Heavyweight

I don’t usually talk about my weight. I am not ashamed of it neither am I insecure of my own body. It is the opposite, actually. I am very body positive, and I have never pictured myself as a “fat person.” While that has done great for my self-esteem, that doesn’t necessarily translate well for my overall health.

I am a child of rubber band parents. These are the types that try every few years to change their eating habits. They seek out what is the latest trend and ride the wave for a while. When it dies down and they either bail off the board completely or go back to an easier diet until that, too, dies off and they end up right back where they started. I’ve tried Weight Watchers, the “eat whatever you want and still lose weight” diet. I attempted once the Keto challenge, but not being able to have sugars, or worse potatoes, effectively killed any hopes of staying on course. A few years ago my wife and I tried the UFC FIT program. It is similar to P90X but with a MMA twist. It was fun. It reminded me of when I used to wrestle as a heavyweight in high school, the only time of the year when I was in the best shape imaginable, and the food choices are geared toward a whole foods mindset where you can eat complete meals without compromising taste and nutrition.

But the case with all of these diets was that they were for only a specified time, and when we were done with them we threw away their principles and went right back into old habits.

I regret that the most with UFC FIT. Designed by nutrition guru, Mike Dolce, it had things I could relate to. Sure, it took time getting used to drinking almond milk instead of good-old fashioned dairy. Yes, whole wheat bread and pastas taste a bit different and take longer to chew because of all their fiber—but you do stay fuller for a longer period of time. And kicking soda pop to the curb for 12 weeks seemed like an impossible task. But once I overcame those hurdles it wasn’t so bad. We were eating real food, and we were eating it often. The plan required you to eat every 2-4 hours between meals and snacks. How can you be mad when you’re encouraged to eat!

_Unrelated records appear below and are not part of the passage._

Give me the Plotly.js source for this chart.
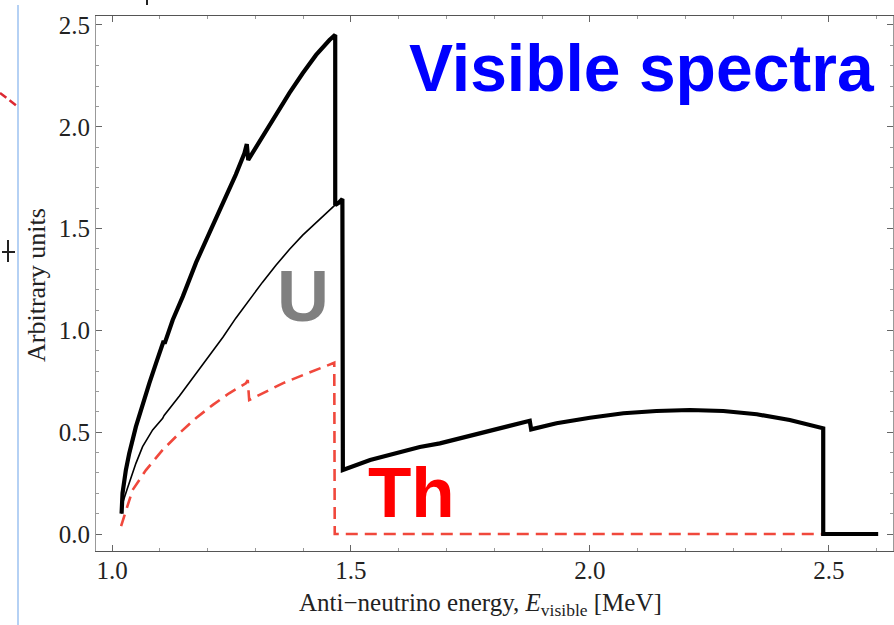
<!DOCTYPE html>
<html>
<head>
<meta charset="utf-8">
<script src="https://cdn.plot.ly/plotly-3.0.1.min.js"></script>
<style>html,body{margin:0;padding:0;background:#fff;}#chart{width:894px;height:625px;}</style>
</head>
<body>
<div id="chart"></div>
<script>
// Total visible spectrum (U + Th), thick black
const totalX = [1.020, 1.022, 1.029, 1.036, 1.050, 1.064, 1.078, 1.092, 1.106, 1.108, 1.110, 1.127, 1.148, 1.169, 1.176, 1.204, 1.232, 1.259, 1.277, 1.282, 1.285, 1.315, 1.343, 1.371, 1.399, 1.427, 1.455, 1.467, 1.467, 1.475, 1.482, 1.483, 1.540, 1.644, 1.686, 1.756, 1.826, 1.874, 1.877, 1.930, 2.000, 2.070, 2.139, 2.209, 2.279, 2.349, 2.418, 2.488, 2.488, 2.603];
const totalY = [0.10, 0.20, 0.314, 0.396, 0.527, 0.642, 0.740, 0.838, 0.928, 0.948, 0.935, 1.051, 1.166, 1.297, 1.334, 1.480, 1.624, 1.765, 1.870, 1.915, 1.837, 1.951, 2.066, 2.165, 2.263, 2.353, 2.426, 2.451, 1.616, 1.628, 1.645, 0.314, 0.363, 0.427, 0.445, 0.486, 0.527, 0.556, 0.514, 0.544, 0.571, 0.593, 0.604, 0.609, 0.604, 0.588, 0.560, 0.519, 0.0, 0.0];

// U component, thin black
const uX = [1.020, 1.022, 1.033, 1.050, 1.064, 1.085, 1.106, 1.109, 1.141, 1.169, 1.197, 1.232, 1.259, 1.287, 1.315, 1.343, 1.371, 1.399, 1.427, 1.455, 1.467];
const uY = [0.10, 0.151, 0.23, 0.347, 0.429, 0.511, 0.568, 0.582, 0.678, 0.768, 0.858, 0.966, 1.060, 1.150, 1.237, 1.320, 1.397, 1.468, 1.530, 1.588, 1.616];

// Th component, red dashed
const thX = [1.019, 1.029, 1.043, 1.071, 1.106, 1.141, 1.176, 1.211, 1.245, 1.280, 1.284, 1.287, 1.322, 1.357, 1.413, 1.465, 1.466, 2.488];
const thY = [0.039, 0.118, 0.216, 0.314, 0.413, 0.495, 0.570, 0.634, 0.691, 0.740, 0.756, 0.658, 0.699, 0.740, 0.793, 0.841, 0.0, 0.0];

const xTickVals = [1.0, 1.5, 2.0, 2.5];
const xTickText = ['1.0', '1.5', '2.0', '2.5'];
const yTickVals = [0.0, 0.5, 1.0, 1.5, 2.0, 2.5];
const yTickText = ['0.0', '0.5', '1.0', '1.5', '2.0', '2.5'];

const xTitle = 'Anti\u2212neutrino energy, <i>E</i><sub>visible</sub> [MeV]';
const yTitle = 'Arbitrary units';

const serif = 'Liberation Serif, Times New Roman, serif';
const sans = 'Liberation Sans, Arial, sans-serif';

const traces = [
  {x: thX, y: thY, type: 'scatter', mode: 'lines', line: {color: 'rgb(240,72,60)', width: 2.6, dash: '12px,7px'}, hoverinfo: 'skip'},
  {x: uX, y: uY, type: 'scatter', mode: 'lines', line: {color: '#000', width: 1.6}, hoverinfo: 'skip'},
  {x: totalX, y: totalY, type: 'scatter', mode: 'lines', line: {color: '#000', width: 4.2}, hoverinfo: 'skip'}
];

const W = 894, H = 625, L = 96, R = 893, T = 16, B = 551;
function px(x){ return (x - L) / (R - L); }
function py(y){ return (B - y) / (B - T); }

const layout = {
  width: W, height: H,
  margin: {l: L, r: W - R, t: T, b: H - B},
  paper_bgcolor: '#fff', plot_bgcolor: '#fff',
  showlegend: false,
  xaxis: {
    range: [0.9665, 2.634],
    tickmode: 'array', tickvals: xTickVals, ticktext: xTickText,
    ticks: 'inside', ticklen: 6, tickwidth: 1, tickcolor: '#666',
    minor: {tickmode: 'linear', tick0: 1.0, dtick: 0.1, ticks: 'inside', ticklen: 3, tickcolor: '#999'},
    showline: true, linecolor: '#555', linewidth: 1, mirror: 'allticks',
    showgrid: false, zeroline: false,
    ticklabelstandoff: -3,
    tickfont: {family: serif, size: 25, color: '#222'}
  },
  yaxis: {
    range: [-0.0835, 2.544],
    tickmode: 'array', tickvals: yTickVals, ticktext: yTickText,
    ticks: 'inside', ticklen: 6, tickwidth: 1, tickcolor: '#666',
    minor: {tickmode: 'linear', tick0: 0, dtick: 0.1, ticks: 'inside', ticklen: 3, tickcolor: '#999'},
    showline: true, linecolor: '#999', linewidth: 1, mirror: 'allticks',
    showgrid: false, zeroline: false,
    ticklabelstandoff: 0,
    tickfont: {family: serif, size: 25, color: '#222'}
  },
  annotations: [
    {xref: 'paper', yref: 'paper', x: px(480), y: py(604), xanchor: 'center', yanchor: 'middle', showarrow: false,
     text: xTitle, font: {family: serif, size: 25, color: '#222'}},
    {xref: 'paper', yref: 'paper', x: px(36), y: py(285), xanchor: 'center', yanchor: 'middle', showarrow: false, textangle: -90,
     text: yTitle, font: {family: serif, size: 26, color: '#222'}},
    {xref: 'paper', yref: 'paper', x: px(407), y: py(68), xanchor: 'left', yanchor: 'middle', showarrow: false,
     text: '<b>Visible spectra</b>', font: {family: sans, size: 66, color: '#0000ff'}},
    {xref: 'paper', yref: 'paper', x: px(303), y: py(296), xanchor: 'center', yanchor: 'middle', showarrow: false,
     text: '<b>U</b>', font: {family: sans, size: 72, color: '#808080'}},
    {xref: 'paper', yref: 'paper', x: px(411), y: py(492), xanchor: 'center', yanchor: 'middle', showarrow: false,
     text: '<b>Th</b>', font: {family: sans, size: 71, color: '#ff0000'}}
  ],
  shapes: [
    {type: 'line', xref: 'paper', yref: 'paper', x0: px(18), x1: px(18), y0: py(5), y1: py(625), line: {color: '#9cc2f0', width: 1.5}},
    {type: 'line', xref: 'paper', yref: 'paper', x0: px(0), x1: px(17), y0: py(93), y1: py(106), line: {color: 'rgb(220,40,50)', width: 2.5, dash: '8px,4px'}},
    {type: 'line', xref: 'paper', yref: 'paper', x0: px(8), x1: px(8), y0: py(240), y1: py(262), line: {color: '#222', width: 2}},
    {type: 'line', xref: 'paper', yref: 'paper', x0: px(2), x1: px(15), y0: py(252), y1: py(252), line: {color: '#222', width: 2}},
    {type: 'line', xref: 'paper', yref: 'paper', x0: px(147), x1: px(147), y0: py(0), y1: py(5), line: {color: '#222', width: 2}}
  ]
};

Plotly.newPlot('chart', traces, layout, {staticPlot: true, displayModeBar: false});
</script>
</body>
</html>
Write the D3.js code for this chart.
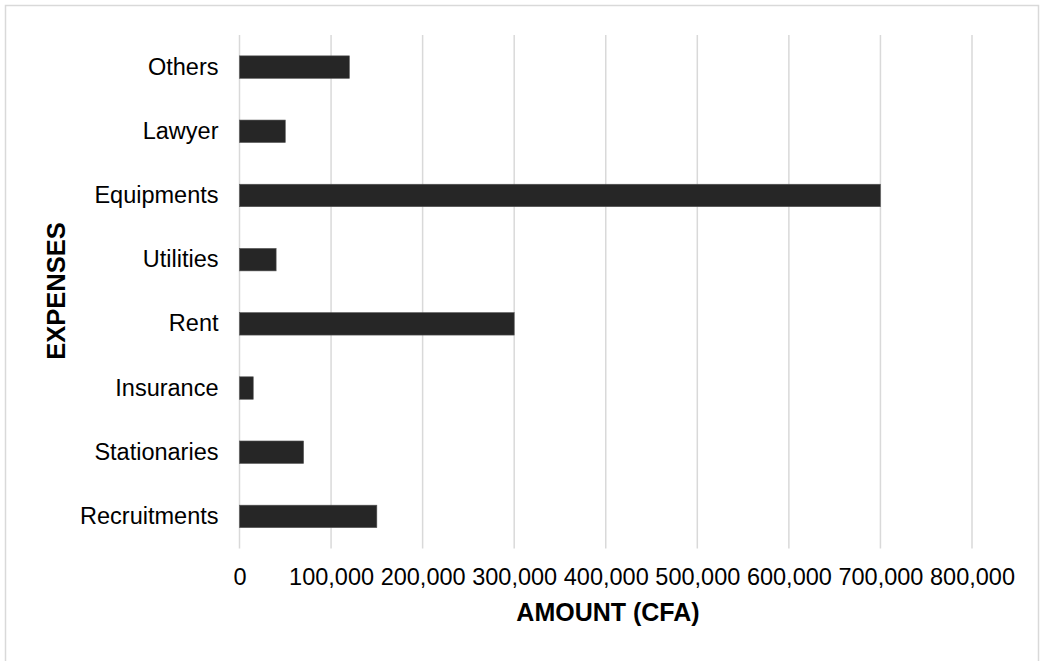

The exercises were tough. I started the program at 320 pounds. Starting the day off by doing jumping jacks and mountain climbers wasn’t something I was looking forward to doing. I still remember every muscle in my body aching and groaning after that first workout. I dreaded the two flights of stairs I had to climb to my nonfiction writing workshop. I could barely raise my arms. I willed my legs over each step all the while considering using the handicap elevator to go up the next level.

But again, when the barrier broke, things got better. By the time our first weigh-in came around two weeks later, I had dropped 15 pounds. It was a powerful experience. It was the boost needed to keep going.

By the time the program ended I went from 320 pounds to 250. I went from a size 46 in pants back to my natural 38, and I was no longer wearing 3XL shirts but showing off my slimmer figure in XLTs and every so often in a large.

I. Looked. Good!

But then I fell back into familiar waters. It was my senior year of college with late night projects and 40-hour work weeks to sustain my tiny little family. Coca-cola and Mountain Dew were easier substitutes for energy instead of digging deep and finding willpower with a bottle of water and a healthy snack. Taco Bell’s five-dollar meal boxes conveniently satisfied my hunger when I lacked discipline to pack a lunch and a couple of snacks to carry me through until dinner.

Slowly the weight came back, and this time it brought its cousins, in-laws, and a few school buddies. I now weigh 420 pounds with a number of issues that I am experiencing for the first time. I won’t list them here, but they are things that I can correct if I choose to do so.

And I have.

This is the first post in a series of posts, I hope. I have started many weight loss journeys only to end up back or even beyond the starting point. This time I am on a life journey, and I’d like to share it with you.

I am not a weight loss expert and I don’t want to be one. You can, at best, consider me an inspiration, at worst, a good story. There are plenty accounts of people that have lost massive weight and have changed their lives around completely. I hope to add my story to theirs. From time to time I will post pictures and other stories and updates. I want this blog to, in a very important and public way, hold me accountable of my decisions and where I am progressing.

I will forever be a heavyweight, but I don’t want it to be my weight class anymore. I’m getting back on the board. I’ve already chosen my wave, and this time I’m not going to bail.